The CDM itself was created under the Kyoto Protocol at the insistence of developed countries, especially the United States, which had since then refused to ratify the Protocol.

This mechanism was simply a process to help industrialised countries to not undertake emission reductions of greenhouse gases in their countries but to get developing countries to do so as an offset mechanism, thus not leading to real emission cuts. Equally important, some CDM projects had also been documented to have undermined the livelihoods of local communities and indigenous peoples.

The Green Development Mechanism (GDM) is on the agenda for discussion at the CBD COP 10 and is being proposed mainly by developed countries as a way to help secure private finance for biodiversity protection.

The exact nature, structure and mechanism have not been decided, but the direction is towards a market-based mechanism that would trade in biodiversity credits and provide payments for environmental services as a way of offsetting biodiversity and ecosystem loss.

Discussions for a market based GDM include bringing together parts of various other schemes and ideas including the biodiversity offsetting, CDM and REDD+ (reducing emissions from deforestation and forest degradation).

It is expected that initially a GDM in this model would be a voluntary scheme, as an addition to other funding sources, but this is expected to go in the same direction as CDM. A market-based GDM that creates tradable biodiversity credits based on biodiversity offsetting would do nothing to address the root problems of the global market, unsustainable trade in natural resources and over consumption.
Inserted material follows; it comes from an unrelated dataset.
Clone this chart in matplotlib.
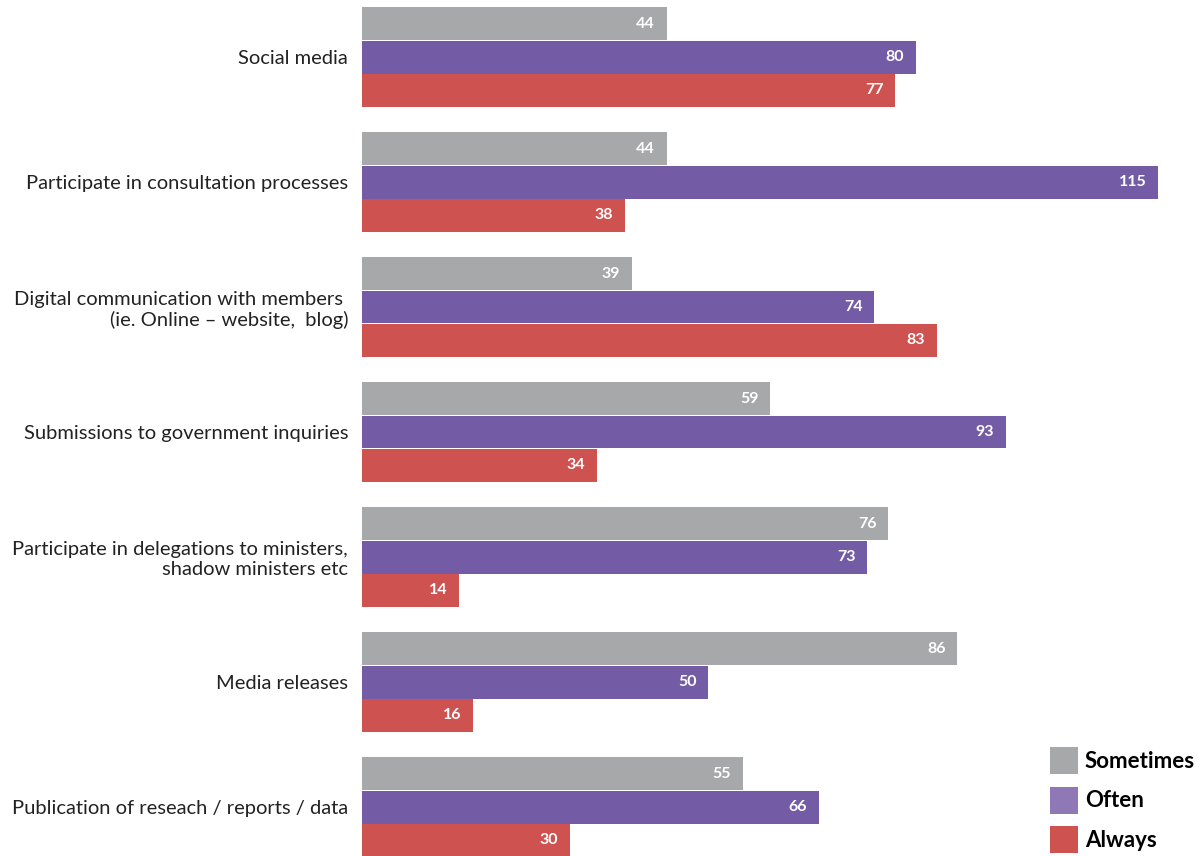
import matplotlib
matplotlib.use("Agg")
import matplotlib.pyplot as plt
from matplotlib.patches import Patch
import numpy as np

categories = [
    "Social media",
    "Participate in consultation processes",
    "Digital communication with members \n(ie. Online – website,  blog)",
    "Submissions to government inquiries",
    "Participate in delegations to ministers,\nshadow ministers etc",
    "Media releases",
    "Publication of reseach / reports / data",
]
sometimes = [44, 44, 39, 59, 76, 86, 55]
often = [80, 115, 74, 93, 73, 50, 66]
always = [77, 38, 83, 34, 14, 16, 30]

series = [("Sometimes", sometimes, "#A7A8AA", "#A7A8AA"),
          ("Often", often, "#735CA5", "#8E78B6"),
          ("Always", always, "#CD5250", "#CD5250")]

plt.rcParams["font.family"] = ["Lato", "DejaVu Sans"]

fig = plt.figure(figsize=(12.01, 8.56), dpi=100)
ax = fig.add_axes([362 / 1201, 0, 1 - 362 / 1201, 1])

h = 0.8 / 3
y = np.arange(len(categories))
for k, (name, vals, col, _) in enumerate(series):
    pos = y - 0.4 + h * (k + 0.5)
    bars = ax.barh(pos, vals, height=h * 0.99, color=col)
    for b, v in zip(bars, vals):
        ax.text(v - 1.7, b.get_y() + b.get_height() / 2, str(v),
                ha="right", va="center", color="white",
                fontsize=11.5, fontweight="bold")

ax.set_xlim(0, 121.2)
ax.set_ylim(6.392, -0.456)
ax.set_yticks(y)
ax.set_yticklabels(categories, fontsize=14.5, color="#222222")
ax.tick_params(axis="y", length=0, pad=10)
ax.set_xticks([])
for s in ax.spines.values():
    s.set_visible(False)

handles = [Patch(facecolor=lc, label=name) for name, _, _, lc in series]
leg = fig.legend(handles=handles, loc="lower right",
                 bbox_to_anchor=(1195 / 1201, 3 / 856),
                 bbox_transform=fig.transFigure,
                 frameon=False, prop={"size": 16, "weight": "bold"},
                 handlelength=1.25, handleheight=1.5, labelspacing=0.55,
                 handletextpad=0.3, borderaxespad=0, borderpad=0)

fig.savefig("out.png", dpi=100)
In fact it is a mere distraction from tackling the real problems confronting us now.

We cannot and should not rely on market mechanisms to do the job that governments should be doing. The experience of offsetting and trading of carbon demonstrates that this is not an effective way to provide biodiversity protection.

Rather than promoting such false solutions, governments and the CBD should instead focus on the real causes of biodiversity loss that include unsustainable production systems and consumption patterns. This model prioritises the rights of corporations and elites both in the North and in the South instead of poor communities and indigenous peoples.
The COP 10 will be a chance for the CBD to make strong and clear decisions. We hope this will be the case.

FoEI have always believed in promoting ecological solutions that are able to adequately protect the rights and interests of local communities, especially those that are drawn from their own knowledge traditions in natural resource management. We categorically reject the commodification of nature and the privatisation of biodiversity resources in the name of biodiversity protection for these will have grave consequences for communities. True, meaningful and effective biodiversity protection can only be achieved through public financing.

We also believe that nations and corporations must learn from communities instead of the other way around. We have yet to fully comprehend the rich knowledge on sustainability that indigenous communities have incorporated into their traditional management of natural resources.

A major way forward is for all governments to respect the United Nations Declaration on the Rights of Indigenous Peoples’ (UNDRIP) and give meaningful effect to the concept of free and prior informed consent.